We have seen some very interesting developments in recent times. The minister makes a statement in a very timely way given the shifting of the goalposts here. Notwithstanding the fact that she is going to Poznan and has said that she is going to tie down interim targets thereafter—I think her announcement is due on Monday, 15 December—I want to pause to say that this government in its design of this scheme has committed to a dreadfully flawed scheme. When you look at the amount of energy we are supplying to particularly East Asia, to not include liquid natural gas in a scheme such as this, when we are exporting a reduced emissions technology effectively through the gas, is utterly crazy. The best thing we can do for China, Japan, Taiwan and South Korea is to give them an energy source that is emissions reduced. But, no, LNG has been left out of the scheme. LNG will be rendered marginally competitive under this scheme.

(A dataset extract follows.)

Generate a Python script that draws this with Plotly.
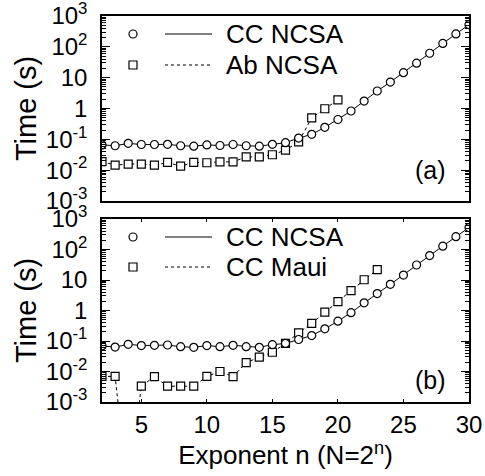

It will be damaged.

I pause to say that there is a lot of concern in this chamber about the car industry. The car industry is going through a period of enormously stressful economic strain at this moment. On top of what it is going through, we are going to impose an emissions trading scheme upon that industry and the amount of energy it uses, particularly in the southern states, which rely on coal-fired generation. I might point to the Tasmanian refinery and the Port Pirie refinery. That is a microcosm of an example where the government appears not to be listening. Alcoa’s $3 billion expansion project has been put into mothballs while we wait to see some certainty. The minister talks about certainty; she has created uncertainty. She has over 1,000 submissions. We know what they are saying: they are saying that this policy is an anathema to economic stability and to economic certainty. When is the minister going to wake up to the fact that the global financial crisis has added to the problems of implementing this policy? It is a dangerous policy. If she were seeking bipartisan support, she should come into this chamber and say, ‘We are pausing to have a good look at what everybody else is going to do and to rework our original position and go forward low and slow.’